The country’s objective should be to make its citizens safe Granger posited, adding that if there is a threat of violent crime the police force must be equipped, trained and deployed to cope with the violence. He said citizens want to be safe, even those living in troubled villages as no one wants to live on the edge and be anxious and have the fear of being killed like Donna Herod, who was caught in the crossfire while escorting her child from nursery school in Buxton. He said depending on the analysis derived from the commission of enquiry, the GDF could also be trained to give appropriate support to the police.
“I think an independent commission of enquiry would eliminate some of the guesswork and would put police reform back on the correct track. Right now it seems to have stalled. Acceptance of the DFC report, reintroduction of the security sector reform action plan, all these things seemed to have stalled.”
Granger pointed out that after the massacres at Lusignan and Bartica, it was expected that there would have been an institutionalisation of civil society involvement in national security but this seems to have stalled. He said Guyana would be a safer country if the recommendations were implemented as the core of the matter is the need for the holistic reform of the police force.
“The whole police force has to be looked at all over again….” he stressed.

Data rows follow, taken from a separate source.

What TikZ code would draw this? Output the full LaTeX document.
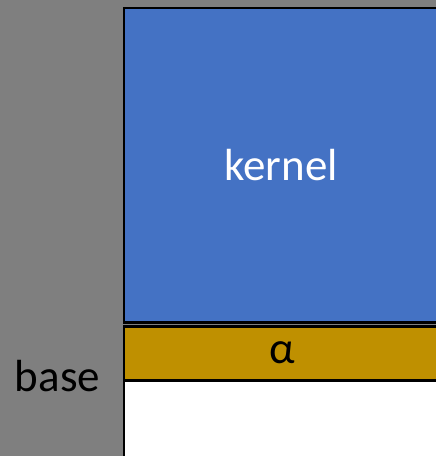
\documentclass[tikz,border=0pt]{standalone}
\usepackage{fontspec}
\setmainfont{Carlito}
\usepackage{xcolor}
\definecolor{kernelblue}{HTML}{4472C4}
\definecolor{alphagold}{HTML}{BF9000}
\definecolor{basegray}{HTML}{7F7F7F}
\tikzset{%
  memblock/.style={draw=black, line width=2.6pt, inner sep=0pt, outer sep=0pt,
    anchor=north west, minimum width=340pt},
  memlabel/.style={inner sep=0pt, font=\fontsize{45}{54}\selectfont}
}

\begin{document}
\begin{tikzpicture}[x=1pt,y=-1pt]
\clip (0,0) rectangle (436,456);
\fill[basegray] (0,0) rectangle (436,456);
% stacked regions, running off the right edge
\node[memblock, fill=kernelblue, minimum height=314.5pt] (kernel) at (124,8) {};
\node[memblock, fill=alphagold, minimum height=53.5pt] (alpha) at (124,326.5) {};
\node[memblock, fill=white, minimum height=90pt] (free) at (124,381) {};
% labels
\node[memlabel, text=white] (kernellabel) at (281,165) {kernel};
\node[memlabel] (alphalabel) at (282,353) {α};
\node[memlabel] (baselabel) at (57.5,376) {base};
\end{tikzpicture}
\end{document}
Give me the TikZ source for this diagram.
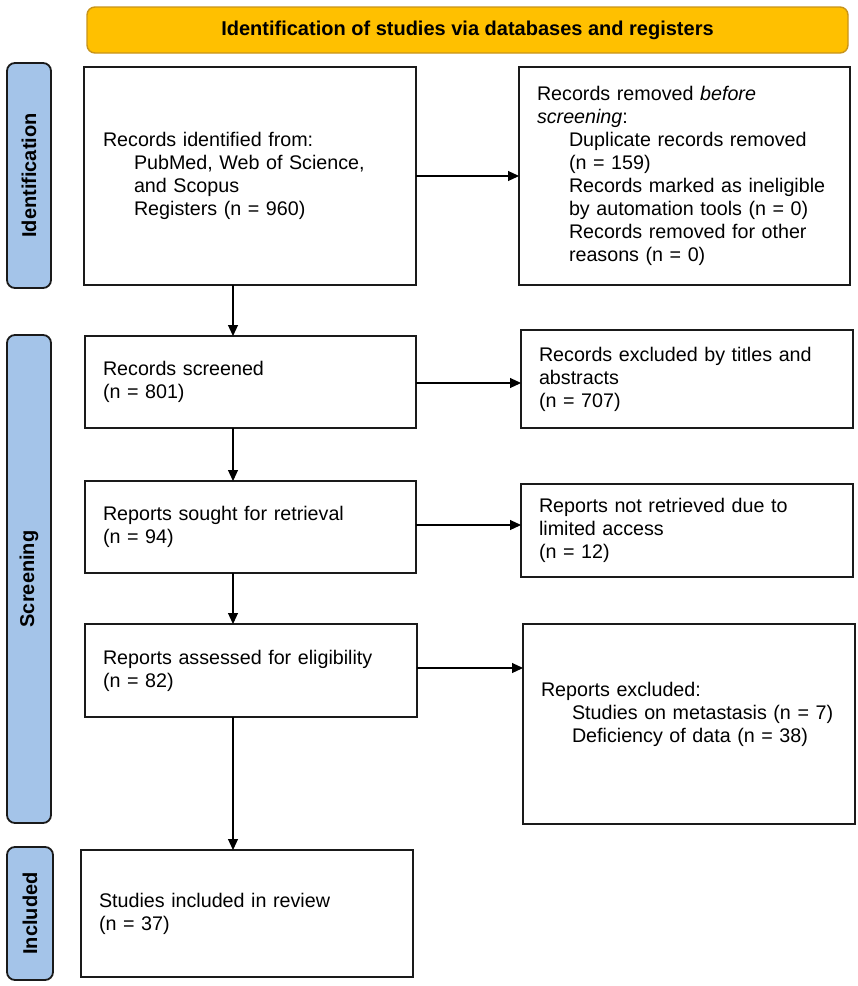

Importantly, Granger said, the police force is 170 years old and at the start of the troubles on the East Coast in 2002 it was clear that despite its years in law enforcement the force was not prepared for the surge in violence.
“That should have indicated, even at that time, that the police force was in need of reform because what started off as… violent criminal episodes ought to have been suppressed by the police force. But the defence force had to be called in to quell the troubles on the East Coast,” Granger said.
Crime has been changing and the force has not been changing quickly enough to keep abreast with crime, Granger said. He recalled that even before the troubles had broken out on the East Coast, the British government had been approached through the UK Department for International Development (DFID) to conduct a study of the force and make recommendations for its reform.
“To date I think that is the single most thorough study that has been done on the police force. It is called the Symonds Report and I am not aware that it has ever been fully implemented.”
Granger is of the firm belief that what happened in the crime upsurge and what is happening now are consequences of the failure to implement the recommendations made over the last ten years.
He feels that the Symonds Report and the recommendations by the DFC, together “constitute a substantial body of recommendations which could make the force better, or more capable of responding to violent crime.”